I. Introduction
Deep metric learning (DML) as one of the similarity learning methods has attracted more and more attention recently in the field of deep learning [1]–[7]. Its commonly strategy is to exploit a deep end-to-end feature representation. DML methods take the relations between samples into consideration and map samples into a new embedding space where samples with the same label are closer while the samples with different labels are far apart. However, the features learned by DML methods may yield suboptimal results if they only modeled simple relations of the data. For this reason, many deep learning methods introduce a multitask learning mechanism [8], [9], i.e., optimizing the classification task and similarity learning task at the same time. In this way, these methods can achieve better results.

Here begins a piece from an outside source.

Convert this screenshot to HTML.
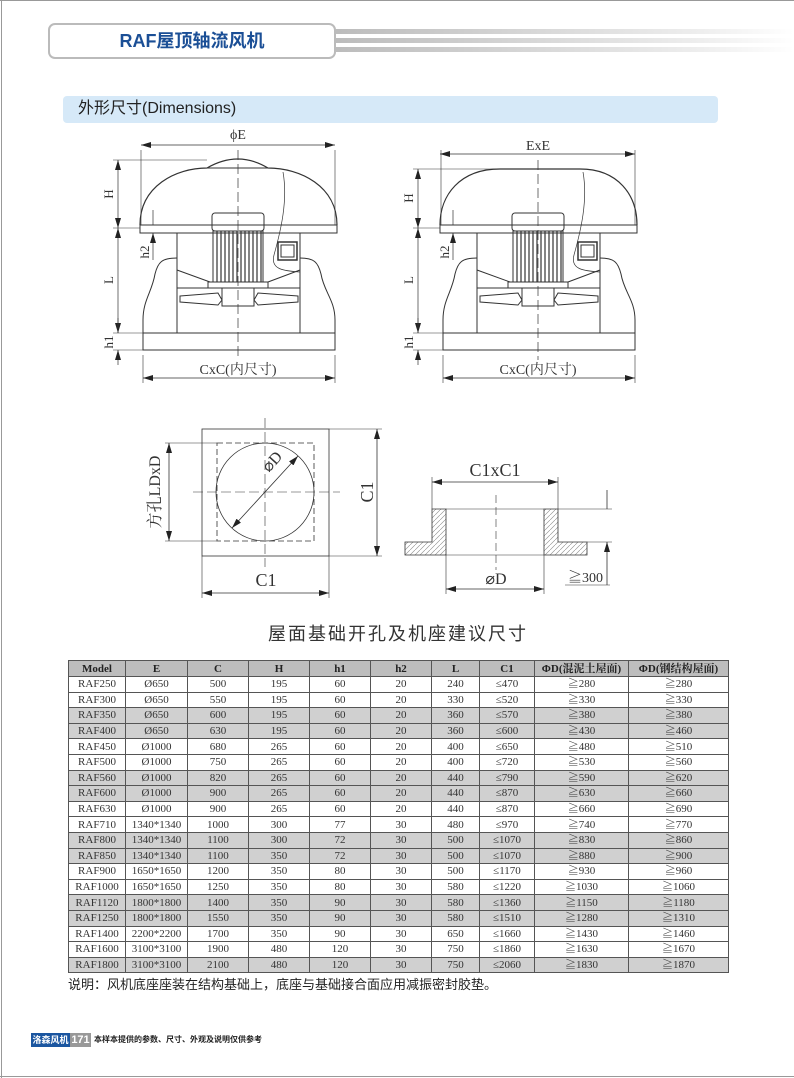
<!DOCTYPE html>
<html><head><meta charset="utf-8">
<style>
html,body{margin:0;padding:0;background:#fff}
body{width:794px;height:1078px;position:relative;overflow:hidden;font-family:"Liberation Sans","Noto Sans CJK SC",sans-serif}
.abs{position:absolute}
table{border-collapse:collapse;table-layout:fixed;font-family:"Liberation Serif","Noto Serif CJK SC",serif;font-size:11px;color:#333}
td{border:1px solid #555;text-align:center;padding:0;height:14.6px;line-height:14px;white-space:nowrap;overflow:hidden}
tr.h td{background:#bdbdbd;font-weight:bold;color:#222;height:15px}
tr.g td{background:#d0d0d0}
</style></head><body>
<div class="abs" style="left:0;top:0;width:794px;height:1px;background:#999"></div>
<div class="abs" style="left:1px;top:0;width:1px;height:1078px;background:#999"></div>
<div class="abs" style="left:0;top:1076px;width:794px;height:1px;background:#999"></div>

<!-- header stripes -->
<div class="abs" style="left:330px;top:29px;width:464px;height:5px;background:linear-gradient(90deg,#bbb,#eee 80%,#fff)"></div>
<div class="abs" style="left:330px;top:38px;width:464px;height:5px;background:linear-gradient(90deg,#bbb,#eee 80%,#fff)"></div>
<div class="abs" style="left:330px;top:47px;width:464px;height:5px;background:linear-gradient(90deg,#bbb,#eee 80%,#fff)"></div>
<div class="abs" style="left:48px;top:23px;width:284px;height:32px;border:2px solid #bbb;border-radius:7px;background:#fff;text-align:center;line-height:32px;font-weight:bold;font-size:18px;color:#1b4f96">RAF屋顶轴流风机</div>

<div class="abs" style="left:63px;top:96px;width:655px;height:27px;background:#d6e9f8;border-radius:4px"></div>
<div class="abs" style="left:78px;top:98px;font-size:16px;line-height:22px;color:#222">外形尺寸(Dimensions)</div>

<svg class="abs" style="left:0;top:0" width="794" height="660" viewBox="0 0 794 660">
<defs>
<marker id="ar" viewBox="0 0 10 6" refX="10" refY="3" markerWidth="10" markerHeight="6" orient="auto-start-reverse" markerUnits="userSpaceOnUse"><path d="M0,0L10,3L0,6Z" fill="#222"/></marker>
<g id="fanbody" fill="none" stroke="#333" stroke-width="1">
<rect x="140" y="225" width="197" height="8"/>
<rect x="177" y="233" width="123" height="100"/>
<path d="M177,258 C162,258 158,262 155,274 C152,292 143,300 143,320 L143,333"/>
<path d="M300,258 C314,258 318,262 321,274 C324,292 335,300 335,320 L335,333"/>
<rect x="143" y="333" width="192" height="17"/>
<rect x="212" y="213" width="52" height="18" rx="3"/>
<rect x="213" y="231" width="50" height="51"/>
<path d="M217,231V282M221,231V282M225,231V282M229,231V282M233,231V282M237,231V282M241,231V282M245,231V282M249,231V282M253,231V282M257,231V282M261,231V282" stroke-width="1.2"/>
<rect x="208" y="282" width="60" height="6"/>
<rect x="222" y="288" width="32" height="18"/>
<path d="M180,296 L218,293 L222,300 L218,305 L180,302 Z"/>
<path d="M298,296 L258,293 L254,300 L258,305 L298,302 Z"/>
<path d="M177,288 H300" />
<path d="M177,270 L210,282 M300,270 L268,282"/>
<rect x="278" y="242" width="19" height="18" stroke-width="1.5"/>
<rect x="281" y="245" width="13" height="12"/>
<path d="M283,172 C288,200 281,230 274,255 C270,270 285,271 300,272" stroke-width="0.7"/>
</g>
</defs>

<g stroke="#333" fill="none">
<!-- left fan -->
<use href="#fanbody"/>
<path d="M140,225 C140,186 176,168 207,168 Q238,150 268,168 C300,168 337,186 337,225" stroke-width="1.2"/>
<path d="M207,168 H268"/>
<path d="M238,150 V360" stroke-dasharray="10,4" stroke-width="0.7"/>
<path d="M141,150 V225 M335,150 V225 M143,355 V383 M335,355 V383" stroke-width="0.6"/>
<path d="M141,145 H335" marker-start="url(#ar)" marker-end="url(#ar)" stroke-width="0.7"/>
<path d="M113,160 H207 M113,228 H140 M113,333 H143 M113,350 H143" stroke-width="0.6"/>
<path d="M118,160 V228" marker-start="url(#ar)" marker-end="url(#ar)" stroke-width="0.7"/>
<path d="M118,228 V333" marker-start="url(#ar)" marker-end="url(#ar)" stroke-width="0.7"/>
<path d="M118,318 V333 M118,365 V350" marker-end="url(#ar)" stroke-width="0.7"/>
<path d="M153,210 V225 M153,260 V233" marker-end="url(#ar)" stroke-width="0.7"/>
<path d="M143,378 H335" marker-start="url(#ar)" marker-end="url(#ar)" stroke-width="0.7"/>

<!-- right fan -->
<g transform="translate(300,0)">
<use href="#fanbody"/>
<path d="M140,225 C140,195 160,169 200,169 H280 C318,169 337,195 337,225" stroke-width="1.2"/>
<path d="M238,160 V360" stroke-dasharray="10,4" stroke-width="0.7"/>
<path d="M141,150 V225 M335,150 V225 M143,355 V383 M335,355 V383" stroke-width="0.6"/>
<path d="M140,154 H335" marker-start="url(#ar)" marker-end="url(#ar)" stroke-width="0.7"/>
<path d="M113,169 H200 M113,228 H140 M113,333 H143 M113,350 H143" stroke-width="0.6"/>
<path d="M118,169 V228" marker-start="url(#ar)" marker-end="url(#ar)" stroke-width="0.7"/>
<path d="M118,228 V333" marker-start="url(#ar)" marker-end="url(#ar)" stroke-width="0.7"/>
<path d="M118,318 V333 M118,365 V350" marker-end="url(#ar)" stroke-width="0.7"/>
<path d="M153,210 V225 M153,260 V233" marker-end="url(#ar)" stroke-width="0.7"/>
<path d="M143,378 H335" marker-start="url(#ar)" marker-end="url(#ar)" stroke-width="0.7"/>
</g>

<!-- plan view -->
<rect x="202" y="429" width="127" height="127" stroke-width="0.8"/>
<rect x="217" y="443" width="97" height="98" stroke-dasharray="6,3" stroke-width="0.8"/>
<circle cx="265" cy="492" r="49" stroke-width="0.8"/>
<path d="M265,418 V567 M193,492 H340" stroke-dasharray="10,4" stroke-width="0.6"/>
<path d="M232,528 L298,456" marker-start="url(#ar)" marker-end="url(#ar)" stroke-width="0.8"/>
<path d="M165,443 H217 M165,541 H217 M329,429 H382 M329,556 H382 M202,556 V598 M329,556 V598" stroke-width="0.6"/>
<path d="M169,443 V541" marker-start="url(#ar)" marker-end="url(#ar)" stroke-width="0.8"/>
<path d="M377,429 V556" marker-start="url(#ar)" marker-end="url(#ar)" stroke-width="0.8"/>
<path d="M202,593 H329" marker-start="url(#ar)" marker-end="url(#ar)" stroke-width="0.8"/>

<!-- section view -->
<defs><pattern id="hat" patternUnits="userSpaceOnUse" width="5" height="5"><path d="M0,5L5,0" stroke="#888" stroke-width="0.6"/></pattern></defs>
<path d="M432,509 H446 V555 H405 V542 H432 Z" fill="url(#hat)" stroke-width="0.8"/>
<path d="M558,509 H544 V555 H587 V542 H558 Z" fill="url(#hat)" stroke-width="0.8"/>
<path d="M446,509 H544 M446,555 H544 M558,509 H612 M587,542 H612" stroke-width="0.6"/>
<path d="M432,477 V509 M558,477 V509 M446,555 V594 M544,555 V594" stroke-width="0.6"/>
<path d="M496,495 V570" stroke-dasharray="8,4" stroke-width="0.6"/>
<path d="M432,482 H558" marker-start="url(#ar)" marker-end="url(#ar)" stroke-width="0.8"/>
<path d="M446,589 H544" marker-start="url(#ar)" marker-end="url(#ar)" stroke-width="0.8"/>
<path d="M607,490 V509 M607,585 V542" marker-end="url(#ar)" stroke-width="0.8"/>
<path d="M565,585 H610" stroke-width="0.6"/>
</g>

<g font-family="Liberation Serif,'Noto Serif CJK SC',serif" fill="#333" font-size="14">
<text x="238" y="139" text-anchor="middle">ϕE</text>
<text x="538" y="150" text-anchor="middle">ExE</text>
<text x="238" y="374" text-anchor="middle">CxC(内尺寸)</text>
<text x="538" y="374" text-anchor="middle">CxC(内尺寸)</text>
<text transform="translate(113,194) rotate(-90)" text-anchor="middle" font-size="13">H</text>
<text transform="translate(113,280) rotate(-90)" text-anchor="middle" font-size="13">L</text>
<text transform="translate(113,342) rotate(-90)" text-anchor="middle" font-size="13">h1</text>
<text transform="translate(149,252) rotate(-90)" text-anchor="middle" font-size="13">h2</text>
<text transform="translate(413,198) rotate(-90)" text-anchor="middle" font-size="13">H</text>
<text transform="translate(413,280) rotate(-90)" text-anchor="middle" font-size="13">L</text>
<text transform="translate(413,342) rotate(-90)" text-anchor="middle" font-size="13">h1</text>
<text transform="translate(449,252) rotate(-90)" text-anchor="middle" font-size="13">h2</text>
<text transform="translate(160,492) rotate(-90)" text-anchor="middle" font-size="16">方孔LDxD</text>
<text transform="translate(276,465) rotate(-48)" text-anchor="middle" font-size="16">⌀D</text>
<text transform="translate(373,492) rotate(-90)" text-anchor="middle" font-size="18">C1</text>
<text x="266" y="586" text-anchor="middle" font-size="18">C1</text>
<text x="495" y="476" text-anchor="middle" font-size="18">C1xC1</text>
<text x="496" y="584" text-anchor="middle" font-size="16">⌀D</text>
<text x="568" y="582" font-size="14">≧300</text>
<text x="398" y="640" text-anchor="middle" font-family="Liberation Sans,'Noto Sans CJK SC',sans-serif" font-size="18" letter-spacing="2">屋面基础开孔及机座建议尺寸</text>
</g>
</svg>

<table class="abs" style="left:68px;top:660px;width:660px">
<colgroup><col style="width:57px"><col style="width:62px"><col style="width:61px"><col style="width:61px"><col style="width:61px"><col style="width:61px"><col style="width:48px"><col style="width:55px"><col style="width:94px"><col style="width:100px"></colgroup>
<tr class="h"><td>Model</td><td>E</td><td>C</td><td>H</td><td>h1</td><td>h2</td><td>L</td><td>C1</td><td>ΦD(混泥土屋面)</td><td>ΦD(钢结构屋面)</td></tr>
<tr><td>RAF250</td><td>Ø650</td><td>500</td><td>195</td><td>60</td><td>20</td><td>240</td><td>≤470</td><td>≧280</td><td>≧280</td></tr>
<tr><td>RAF300</td><td>Ø650</td><td>550</td><td>195</td><td>60</td><td>20</td><td>330</td><td>≤520</td><td>≧330</td><td>≧330</td></tr>
<tr class="g"><td>RAF350</td><td>Ø650</td><td>600</td><td>195</td><td>60</td><td>20</td><td>360</td><td>≤570</td><td>≧380</td><td>≧380</td></tr>
<tr class="g"><td>RAF400</td><td>Ø650</td><td>630</td><td>195</td><td>60</td><td>20</td><td>360</td><td>≤600</td><td>≧430</td><td>≧460</td></tr>
<tr><td>RAF450</td><td>Ø1000</td><td>680</td><td>265</td><td>60</td><td>20</td><td>400</td><td>≤650</td><td>≧480</td><td>≧510</td></tr>
<tr><td>RAF500</td><td>Ø1000</td><td>750</td><td>265</td><td>60</td><td>20</td><td>400</td><td>≤720</td><td>≧530</td><td>≧560</td></tr>
<tr class="g"><td>RAF560</td><td>Ø1000</td><td>820</td><td>265</td><td>60</td><td>20</td><td>440</td><td>≤790</td><td>≧590</td><td>≧620</td></tr>
<tr class="g"><td>RAF600</td><td>Ø1000</td><td>900</td><td>265</td><td>60</td><td>20</td><td>440</td><td>≤870</td><td>≧630</td><td>≧660</td></tr>
<tr><td>RAF630</td><td>Ø1000</td><td>900</td><td>265</td><td>60</td><td>20</td><td>440</td><td>≤870</td><td>≧660</td><td>≧690</td></tr>
<tr><td>RAF710</td><td>1340*1340</td><td>1000</td><td>300</td><td>77</td><td>30</td><td>480</td><td>≤970</td><td>≧740</td><td>≧770</td></tr>
<tr class="g"><td>RAF800</td><td>1340*1340</td><td>1100</td><td>300</td><td>72</td><td>30</td><td>500</td><td>≤1070</td><td>≧830</td><td>≧860</td></tr>
<tr class="g"><td>RAF850</td><td>1340*1340</td><td>1100</td><td>350</td><td>72</td><td>30</td><td>500</td><td>≤1070</td><td>≧880</td><td>≧900</td></tr>
<tr><td>RAF900</td><td>1650*1650</td><td>1200</td><td>350</td><td>80</td><td>30</td><td>500</td><td>≤1170</td><td>≧930</td><td>≧960</td></tr>
<tr><td>RAF1000</td><td>1650*1650</td><td>1250</td><td>350</td><td>80</td><td>30</td><td>580</td><td>≤1220</td><td>≧1030</td><td>≧1060</td></tr>
<tr class="g"><td>RAF1120</td><td>1800*1800</td><td>1400</td><td>350</td><td>90</td><td>30</td><td>580</td><td>≤1360</td><td>≧1150</td><td>≧1180</td></tr>
<tr class="g"><td>RAF1250</td><td>1800*1800</td><td>1550</td><td>350</td><td>90</td><td>30</td><td>580</td><td>≤1510</td><td>≧1280</td><td>≧1310</td></tr>
<tr><td>RAF1400</td><td>2200*2200</td><td>1700</td><td>350</td><td>90</td><td>30</td><td>650</td><td>≤1660</td><td>≧1430</td><td>≧1460</td></tr>
<tr><td>RAF1600</td><td>3100*3100</td><td>1900</td><td>480</td><td>120</td><td>30</td><td>750</td><td>≤1860</td><td>≧1630</td><td>≧1670</td></tr>
<tr class="g"><td>RAF1800</td><td>3100*3100</td><td>2100</td><td>480</td><td>120</td><td>30</td><td>750</td><td>≤2060</td><td>≧1830</td><td>≧1870</td></tr>
</table>

<div class="abs" style="left:68px;top:976px;font-size:13px;line-height:18px;color:#222">说明：风机底座座装在结构基础上，底座与基础接合面应用减振密封胶垫。</div>

<div class="abs" style="left:31px;top:1033px;width:39px;height:14px;background:#1b56a0;color:#fff;font-size:9px;font-weight:bold;line-height:14px;text-align:center">洛森风机</div>
<div class="abs" style="left:70px;top:1033px;width:21px;height:14px;background:#999;color:#fff;font-size:11px;font-weight:bold;line-height:14px;text-align:center">171</div>
<div class="abs" style="left:94px;top:1033px;font-size:8px;font-weight:bold;line-height:14px;color:#222">本样本提供的参数、尺寸、外观及说明仅供参考</div>
</body></html>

However, there are still two problems existed in these methods.
A variety of existing methods only extract single-layer features from the last fully connected layer of deep neural networks [10]–[12]. As a matter of fact, the features extracted from images in low layers have abundant details like position, while high-layer features contain semantic information, such as shapes and targets. Hence, single-layer features may be sensitive to variations, such as viewpoints and illumination.
Most deep multitask metric learning methods organize the training samples into small cliques to compute their correlations, such as pairs [13], [14], triplets [15]–[18], and quadruplets [10]. Accordingly, the learned features may be discriminative only in cliques while not in the whole embedding space due to limited correlation.